What you have to do
Please write out the lines of the data exactly, beginning with the first and ending with the line containing "Chart.register(...registerables);"; leave the pictures behind.

Dataset extract

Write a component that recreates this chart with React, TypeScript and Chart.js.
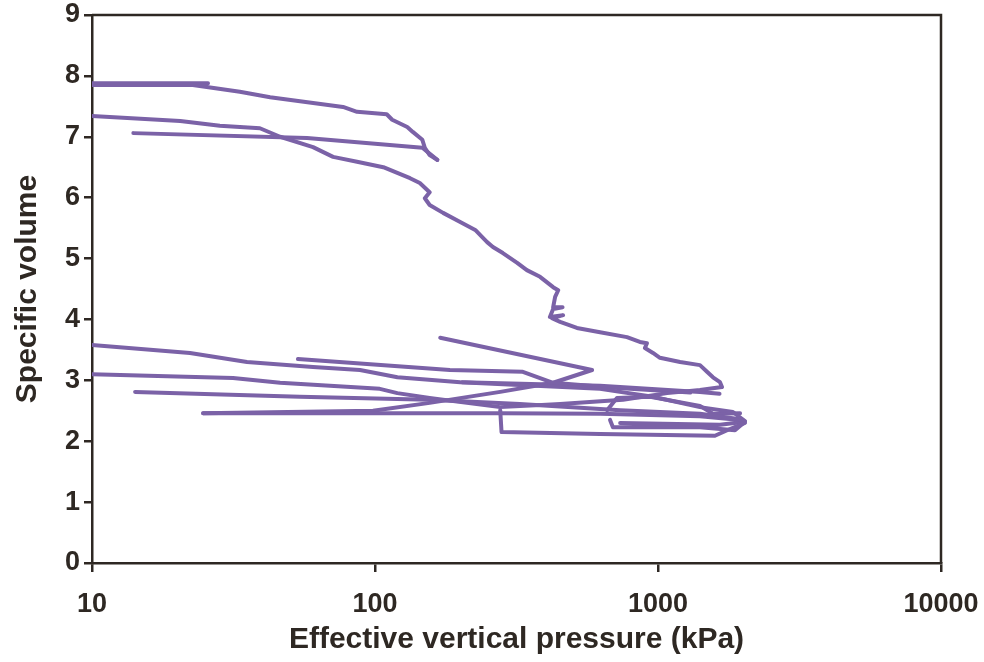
import React, { useEffect, useRef } from 'react';
import { Chart, registerables } from 'chart.js';

Chart.register(...registerables);

const LINE_COLOR = '#7B62A7';
const AXIS_COLOR = '#2E2823';
const FONT = "'Liberation Sans', Arial, sans-serif";

const xTickValues = [10, 100, 1000, 10000];
const xTitle = 'Effective vertical pressure (kPa)';
const yTitle = 'Specific volume';

// Segment 1: first loading (top)
const firstLoadP = [25.7, 10, 10, 22.7, 33.3, 42.6, 77.1, 86.4, 110, 115, 130, 136, 147, 150, 156, 166];
const firstLoadV = [7.88, 7.88, 7.85, 7.85, 7.74, 7.65, 7.49, 7.41, 7.37, 7.28, 7.16, 7.08, 6.95, 6.82, 6.70, 6.62];

// Segment 2: first unloading
const firstUnloadP = [166, 147, 57.5, 14.0];
const firstUnloadV = [6.62, 6.82, 6.98, 7.06];

// Segment 3: main compression curve and return
const mainP = [10, 20.5, 28.3, 39.2, 46.2, 60.4, 71.1, 86.4, 107, 133, 144, 156, 150, 156, 174, 200, 226, 249, 261, 283, 318, 344, 383, 426, 444, 433, 426, 460, 426, 415, 462, 422, 451, 517, 624, 777, 863, 914, 899, 960, 1016, 1197, 1407, 1490, 1564, 1656, 1683, 1407, 1077, 752, 451, 277, 156, 120, 104, 46.2, 31.5, 10];
const mainV = [7.34, 7.26, 7.18, 7.14, 7.00, 6.83, 6.67, 6.59, 6.50, 6.32, 6.24, 6.09, 5.99, 5.88, 5.75, 5.60, 5.47, 5.27, 5.19, 5.09, 4.93, 4.81, 4.70, 4.53, 4.48, 4.37, 4.20, 4.20, 4.17, 4.04, 4.07, 4.02, 3.96, 3.86, 3.79, 3.71, 3.63, 3.61, 3.53, 3.45, 3.37, 3.30, 3.25, 3.14, 3.05, 2.97, 2.89, 2.84, 2.79, 2.68, 2.61, 2.56, 2.71, 2.79, 2.86, 2.96, 3.04, 3.10];

// Segment 4: cycle from 10 kPa at 3.58
const cycleAP = [10, 22.2, 35.3, 60.4, 88.5, 120, 200, 624, 960, 1407, 1840, 2029];
const cycleAV = [3.58, 3.45, 3.30, 3.22, 3.17, 3.05, 2.97, 2.86, 2.73, 2.56, 2.48, 2.33];

// Segment 5: cycle from 14 kPa
const cycleBP = [14.2, 54.3, 156, 325, 735, 1407, 1950];
const cycleBV = [2.81, 2.73, 2.68, 2.61, 2.51, 2.45, 2.36];

// Segment 6: reload from 25 kPa
const cycleCP = [24.7, 98.4, 277, 624, 1407, 1950];
const cycleCV = [2.46, 2.46, 2.46, 2.45, 2.41, 2.35];

// Segment 7: from 55 kPa
const cycleDP = [53.4, 184, 333, 426, 700, 1300];
const cycleDV = [3.35, 3.17, 3.14, 2.96, 2.88, 2.80];

// Segment 8: from 170 kPa
const cycleEP = [170, 585, 426, 277, 156, 98.4, 24.7];
const cycleEV = [3.70, 3.17, 2.96, 2.81, 2.63, 2.50, 2.46];

// Segment 9: from 200 kPa
const cycleFP = [203, 624, 1407, 1650];
const cycleFV = [2.97, 2.91, 2.81, 2.78];

// Segment 10: bottom loop
const cycleGP = [277, 280, 624, 1589, 1796, 2029];
const cycleGV = [2.51, 2.15, 2.12, 2.09, 2.20, 2.30];

// Segment 11 & 12: right-hand small loops
const loopAP = [661, 716, 937, 1407, 1564, 1950];
const loopAV = [2.51, 2.71, 2.73, 2.58, 2.45, 2.46];
const loopBP = [677, 693, 1407, 1871, 2029, 1656, 735];
const loopBV = [2.35, 2.23, 2.23, 2.18, 2.32, 2.27, 2.30];

const segments: [number[], number[]][] = [
  [firstLoadP, firstLoadV],
  [firstUnloadP, firstUnloadV],
  [mainP, mainV],
  [cycleAP, cycleAV],
  [cycleBP, cycleBV],
  [cycleCP, cycleCV],
  [cycleDP, cycleDV],
  [cycleEP, cycleEV],
  [cycleFP, cycleFV],
  [cycleGP, cycleGV],
  [loopAP, loopAV],
  [loopBP, loopBV],
];

const boxPlugin = {
  id: 'boxPlugin',
  afterDatasetsDraw(chart: any) {
    const { ctx, chartArea } = chart;
    const { left, right, top, bottom } = chartArea;
    ctx.save();
    ctx.strokeStyle = AXIS_COLOR;
    ctx.lineWidth = 2.5;
    ctx.beginPath();
    ctx.moveTo(left, top);
    ctx.lineTo(right, top);
    ctx.lineTo(right, bottom);
    ctx.stroke();
    ctx.restore();
  },
};

export default function App() {
  const canvasRef = useRef<HTMLCanvasElement | null>(null);

  useEffect(() => {
    if (!canvasRef.current) return;
    const datasets = segments.map(([p, v], i) => ({
      label: 'seg' + i,
      data: p.map((x, k) => ({ x, y: v[k] })),
      showLine: true,
      borderColor: LINE_COLOR,
      backgroundColor: LINE_COLOR,
      borderWidth: 4,
      pointRadius: 0,
      pointHoverRadius: 0,
      tension: 0,
      fill: false,
      borderJoinStyle: 'round' as const,
      borderCapStyle: 'round' as const,
    }));

    const chart = new Chart(canvasRef.current, {
      type: 'scatter',
      data: { datasets },
      plugins: [boxPlugin],
      options: {
        animation: false,
        responsive: false,
        maintainAspectRatio: false,
        layout: { padding: { top: 15, right: 43, left: 0, bottom: 0 } },
        plugins: { legend: { display: false }, tooltip: { enabled: false } },
        scales: {
          x: {
            type: 'logarithmic',
            min: 10,
            max: 10000,
            afterBuildTicks: (axis: any) => {
              axis.ticks = xTickValues.map((value) => ({ value }));
            },
            afterFit: (scale: any) => {
              scale.height = 99;
              scale.paddingLeft = 0;
              scale.paddingRight = 0;
            },
            ticks: {
              color: AXIS_COLOR,
              font: { family: FONT, size: 27, weight: 'bold' },
              padding: 16,
              autoSkip: false,
              maxRotation: 0,
              callback: (value: any) => String(value),
            },
            grid: {
              drawOnChartArea: false,
              drawTicks: true,
              tickLength: 9,
              color: AXIS_COLOR,
              lineWidth: 2.5,
            },
            border: { display: true, color: AXIS_COLOR, width: 2.5 },
            title: {
              display: true,
              text: xTitle,
              color: AXIS_COLOR,
              font: { family: FONT, size: 30, weight: 'bold' },
              padding: { top: 0, bottom: 4 },
            },
          },
          y: {
            min: 0,
            max: 9,
            afterFit: (scale: any) => {
              scale.width = 92;
              scale.paddingTop = 0;
              scale.paddingBottom = 0;
            },
            ticks: {
              stepSize: 1,
              color: AXIS_COLOR,
              font: { family: FONT, size: 27, weight: 'bold' },
              padding: 4,
            },
            grid: {
              drawOnChartArea: false,
              drawTicks: true,
              tickLength: 8,
              color: AXIS_COLOR,
              lineWidth: 2.5,
            },
            border: { display: true, color: AXIS_COLOR, width: 2.5 },
            title: {
              display: true,
              text: yTitle,
              color: AXIS_COLOR,
              font: { family: FONT, size: 30, weight: 'bold' },
              padding: { top: 10, bottom: 0 },
            },
          },
        },
      },
    });
    return () => chart.destroy();
  }, []);

  return (
    <div style={{ position: 'fixed', left: 0, top: 0, width: 984, height: 662, background: '#fff' }}>
      <canvas ref={canvasRef} width={984} height={662} style={{ width: 984, height: 662 }} />
    </div>
  );
}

Exercise output
Write a component that recreates this chart with React, TypeScript and Chart.js.
import React, { useEffect, useRef } from 'react';
import { Chart, registerables } from 'chart.js';

Chart.register(...registerables);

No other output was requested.